With a title like Time To Die, you might think the Dodos’ third disc is their ‘mature album,’ a deadly serious undertaking punctuated with string sections and synths. Nice try kid, but you’ve got it all wrong. While indie rock’s go-to guy, Phil Ek (Built to Spill, Fleet Foxes, The Shins), hopped behind the boards this time, the Dodos’ wildly-percussive style is still centered around two key elements: the punchy percussion of Logan Kroeber and the Fahey-infused finger-picking of frontman Meric Long. Oh sure, you’ll hear a horn blast here and there, but it’s never enough to distract you from the group’s riffs and rolls.
“I’m glad that we were able to keep things simple on this record,” says Long, “Because when your band gets a little popular, there’s this tendency to say things like, ‘Let’s add an orchestra on this one!” That works for some people, but it would detract from this band.”
Indeed, and as right as Long may be, Time To Die introduces one major addition to the Dodos’ creative core: Keaton Snyder, a 21-year-old music school dropout who plays a mean vibraphone. As Long puts it, “He’s a better musician than Logan and I combined. I don’t even know what’s going on with his music theory ideas half the time.” On a similar note, Snyder—a classically-trained musician—is constantly learning what ‘being in a band’ entails. In fact, he didn’t even know how to react when a chord was yanked during his Dodos debut. “After the show,” says Long, “he was like, ‘Yeah, I’ve never had to plug anything in before.’ It was hilarious.”

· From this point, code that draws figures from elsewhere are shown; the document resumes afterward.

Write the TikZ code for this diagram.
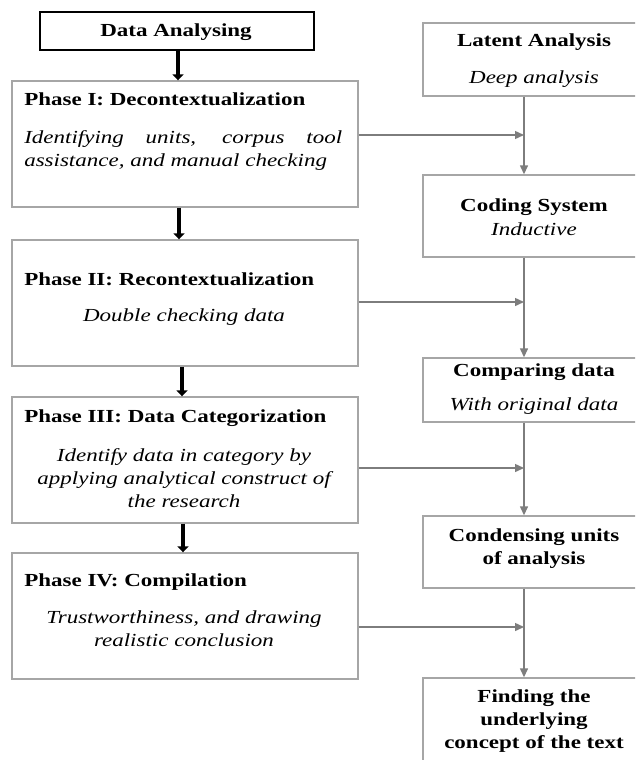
\documentclass[tikz,border=0pt]{standalone}
\usepackage{fontspec}
\setmainfont{Liberation Serif}
\usetikzlibrary{arrows.meta}
\definecolor{boxgray}{RGB}{166,166,166}
\definecolor{linegray}{RGB}{125,125,125}

\begin{document}
\begin{tikzpicture}[x=1pt,y=-1pt,
  every node/.style={font=\fontsize{18.4}{23}\selectfont,inner sep=0pt},
  phasebox/.style={draw=boxgray,line width=1.4pt,minimum width=346pt,minimum height=126pt},
  sidebox/.style={draw=boxgray,line width=1.4pt,minimum width=222pt},
  ttl/.style={xscale=1.25,font=\fontsize{18.4}{23}\selectfont\bfseries},
  note/.style={xscale=1.25,font=\fontsize{18.4}{23}\selectfont\itshape},
  blackarrow/.style={line width=4pt,-{Triangle[width=11pt,length=6pt]}},
  grayarrow/.style={linegray,line width=1.4pt,-{Triangle[width=8pt,length=9pt]}}]
\useasboundingbox (0,0) rectangle (635,760);
\clip (0,0) rectangle (635,760);

\node[draw,line width=1.4pt,minimum width=274pt,minimum height=38pt] (da) at (177,31) {};
\node[ttl,anchor=base] (dat) at (176,37) {Data Analysing};

\node[phasebox] (p1) at (185,144) {};
\node[ttl,anchor=base west] (p1t) at (24,105) {Phase I: Decontextualization};
\node[note,anchor=base west,text width=254.4pt,align=justify] (p1n) at (24,143)
  {Identifying units, corpus tool\linebreak assistance, and manual checking};

\node[phasebox] (p2) at (185,303) {};
\node[ttl,anchor=base west] (p2t) at (24,285) {Phase II: Recontextualization};
\node[note,anchor=base] (p2n) at (184,321) {Double checking data};

\node[phasebox] (p3) at (185,460) {};
\node[ttl,anchor=base west] (p3t) at (24,422) {Phase III: Data Categorization};
\node[note,anchor=base,align=center] (p3n) at (184,507)
  {Identify data in category by\\applying analytical construct of\\the research};

\node[phasebox] (p4) at (185,616) {};
\node[ttl,anchor=base west] (p4t) at (24,586) {Phase IV: Compilation};
\node[note,anchor=base,align=center] (p4n) at (184,646)
  {Trustworthiness, and drawing\\realistic conclusion};

\node[sidebox,minimum height=73pt] (la) at (534,59.5) {};
\node[ttl,anchor=base] (lat) at (534,47) {Latent Analysis};
\node[note,anchor=base] (lan) at (534,84) {Deep analysis};

\node[sidebox,minimum height=82pt] (cs) at (534,216) {};
\node[ttl,anchor=base] (cst) at (534,211) {Coding System};
\node[note,anchor=base] (csn) at (534,235) {Inductive};

\node[sidebox,minimum height=64pt] (cd) at (534,390) {};
\node[ttl,anchor=base] (cdt) at (534,376) {Comparing data};
\node[note,anchor=base] (cdn) at (534,410) {With original data};

\node[sidebox,minimum height=72pt] (cu) at (534,552) {};
\node[ttl,anchor=base,align=center] (cut) at (534,564) {Condensing units\\of analysis};

\node[sidebox,minimum height=122pt] (fc) at (534,739) {};
\node[ttl,anchor=base,align=center] (fct) at (534,748) {Finding the\\underlying\\concept of the text};

\draw[blackarrow] ([xshift=1pt]da.south) -- ([xshift=1pt]da.south |- p1.north);
\draw[blackarrow] ([xshift=-6pt]p1.south) -- ([xshift=-6pt]p2.north);
\draw[blackarrow] ([xshift=-3pt]p2.south) -- ([xshift=-3pt]p3.north);
\draw[blackarrow] ([xshift=-2pt]p3.south) -- ([xshift=-2pt]p4.north);

\coordinate (m1) at (524,135);
\coordinate (m2) at (524,302);
\coordinate (m3) at (524,468);
\coordinate (m4) at (524,627);
\draw[grayarrow] (p1.east |- m1) -- (m1);
\draw[grayarrow] (p2.east |- m2) -- (m2);
\draw[grayarrow] (p3.east |- m3) -- (m3);
\draw[grayarrow] (p4.east |- m4) -- (m4);
\draw[grayarrow] (la.south -| m1) -- (cs.north -| m1);
\draw[grayarrow] (cs.south -| m1) -- (cd.north -| m1);
\draw[grayarrow] (cd.south -| m1) -- (cu.north -| m1);
\draw[grayarrow] (cu.south -| m1) -- (fc.north -| m1);
\end{tikzpicture}
\end{document}
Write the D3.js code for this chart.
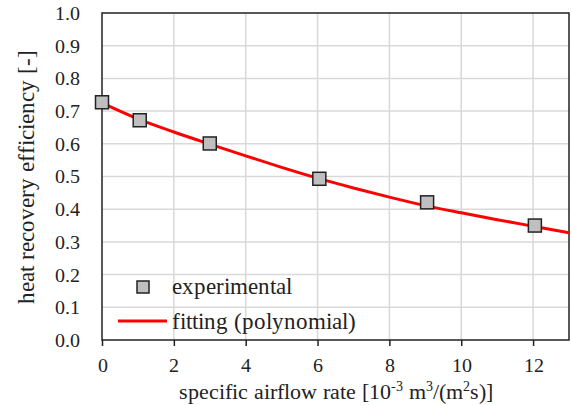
<!DOCTYPE html>
<html>
<head>
    <meta charset="UTF-8">
    <script src="https://d3js.org/d3.v7.min.js"></script>
    <style>
        @font-face { font-family: "RefSerif"; src: local("Liberation Serif"), local("LiberationSerif"), local("Liberation Serif Regular"), local("LiberationSerif-Regular"); }
        svg text, svg tspan { font-family: "RefSerif", "Liberation Serif", serif !important; }
    </style>
</head>
<body style="margin:0">
    <svg width="571" height="405"></svg>

    <script>
        // measured points
        const expX = [0, 1.05, 3.0, 6.05, 9.05, 12.05];
        const expY = [0.727, 0.672, 0.601, 0.493, 0.421, 0.350];

        // fitted curve
        const fitX = [0, 1, 2, 3, 4, 5, 6, 7, 8, 9, 10, 11, 12, 13];
        const fitY = [0.725, 0.676, 0.636, 0.599, 0.563, 0.528, 0.495, 0.465, 0.437, 0.411, 0.389, 0.368, 0.348, 0.328];

        const xTicks = [0, 2, 4, 6, 8, 10, 12];
        const yTicks = [0, 0.1, 0.2, 0.3, 0.4, 0.5, 0.6, 0.7, 0.8, 0.9, 1.0];

        const svg = d3.select("svg");
        const pL = 102, pR = 569, pT = 13, pB = 340;

        const x = d3.scaleLinear().domain([0, 13]).range([pL, pR]);
        const y = d3.scaleLinear().domain([0, 1]).range([pB, pT]);

        // grid
        svg.append("g").selectAll("line").data(xTicks.slice(1))
            .enter().append("line")
            .attr("x1", d => x(d)).attr("x2", d => x(d))
            .attr("y1", pT).attr("y2", pB)
            .attr("stroke", "#d9d9d9").attr("stroke-width", 1.5);
        svg.append("g").selectAll("line").data(yTicks.slice(1, -1))
            .enter().append("line")
            .attr("x1", pL).attr("x2", pR)
            .attr("y1", d => y(d)).attr("y2", d => y(d))
            .attr("stroke", "#d9d9d9").attr("stroke-width", 1.5);

        // x axis
        const xAxis = svg.append("g")
            .attr("transform", `translate(0,${pB})`)
            .call(d3.axisBottom(x).tickValues(xTicks).tickSize(6).tickPadding(12).tickFormat(d3.format("d")));
        xAxis.select(".domain").remove();
        xAxis.attr("font-family", null).attr("font-size", null);
        xAxis.selectAll("line").attr("stroke", "#222").attr("stroke-width", 1.5);

        // y axis
        const yAxis = svg.append("g")
            .attr("transform", `translate(${pL},0)`)
            .call(d3.axisLeft(y).tickValues(yTicks).tickSize(0).tickPadding(22).tickFormat(d3.format(".1f")));
        yAxis.select(".domain").remove();
        yAxis.attr("font-family", null).attr("font-size", null);

        // frame
        svg.append("rect")
            .attr("x", pL).attr("y", pT)
            .attr("width", pR - pL).attr("height", pB - pT)
            .attr("fill", "none").attr("stroke", "#222").attr("stroke-width", 1.5);

        // fitting curve
        const line = d3.line()
            .x((d, i) => x(fitX[i]))
            .y(d => y(d))
            .curve(d3.curveMonotoneX);
        svg.append("path")
            .datum(fitY)
            .attr("d", line)
            .attr("fill", "none")
            .attr("stroke", "#ff0000")
            .attr("stroke-width", 3);

        // markers
        const ms = 13;
        svg.append("g").selectAll("rect").data(expX)
            .enter().append("rect")
            .attr("x", d => x(d) - ms / 2)
            .attr("y", (d, i) => y(expY[i]) - ms / 2)
            .attr("width", ms).attr("height", ms)
            .attr("fill", "#bfbfbf").attr("stroke", "#222").attr("stroke-width", 1.5);

        // tick labels
        svg.selectAll("text")
            .attr("fill", "#222")
            .style("font-size", "20px");

        // legend
        const lg = svg.append("g");
        lg.append("rect")
            .attr("x", 137).attr("y", 281).attr("width", 12).attr("height", 12)
            .attr("fill", "#bfbfbf").attr("stroke", "#222").attr("stroke-width", 1.5);
        lg.append("line")
            .attr("x1", 118).attr("x2", 167).attr("y1", 321).attr("y2", 321)
            .attr("stroke", "#ff0000").attr("stroke-width", 3);
        lg.append("text").attr("x", 172).attr("y", 294).text("experimental");
        lg.append("text").attr("x", 172).attr("y", 329).text("fitting (polynomial)");
        lg.selectAll("text")
            .attr("fill", "#222")
            .style("font-size", "23px");

        // axis titles
        svg.append("text")
            .attr("transform", "translate(34,177) rotate(-90)")
            .attr("text-anchor", "middle")
            .attr("fill", "#222")
            .style("font-size", "23px")
            .text("heat recovery efficiency [-]");

        const xt = svg.append("text")
            .attr("x", 336).attr("y", 399)
            .attr("text-anchor", "middle")
            .attr("fill", "#222")
            .style("font-size", "22px");
        xt.append("tspan").text("specific airflow rate [10");
        xt.append("tspan").attr("dy", -8).style("font-size", "14px").text("-3");
        xt.append("tspan").attr("dy", 8).text(" m");
        xt.append("tspan").attr("dy", -8).style("font-size", "14px").text("3");
        xt.append("tspan").attr("dy", 8).text("/(m");
        xt.append("tspan").attr("dy", -8).style("font-size", "14px").text("2");
        xt.append("tspan").attr("dy", 8).text("s)]");
    </script>
</body>
</html>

All jokes aside, you’d never know Snyder was the Dodos’ third man without looking at the new album’s liner notes. Not because he’s missing in action half the time; he’s just locked in step with Long’s steady-handed strumming and Kroeber’s canon-like beats. That, and Snyder’s actual sound/physical presence isn’t all that different than the visceral elements explored on the Dodos’ previous two albums, 2006’s Beware of the Maniacs and the band’s buzz-stirring breakthrough, 2008’s Visiter.
“The vibraphone is pretty crazy and loud,” says Long, “and if you put it through some effects, you can make it sound like a guitar or synthesizer. It still has that element of something you’re hitting, though, which is central to how Logan and I play our instruments.”
That’s the thing about Time To Die: It expands the Dodos’ Ginsu-sharp sound without smothering it. It’s not the death of everything you adored about the duo; it’s a rebirth, revealing some serious career standouts (the widescreen payoff of “Small Deaths,” the string-and-drum spasms of “Longform,” the delicate/distorted dynamics of Snyder’s “Troll Nacht” parts) along the way. Which isn’t a surprise when you hear how many months they spent writing the damn thing earlier this year.
“After Visiter, we had a lot of options for which direction to go,” says Long, “But I knew we wanted to make a rock record. Being an acoustic band—primarily, at least—sort of works against this idea, but Phil’s production showcased that side of our band.”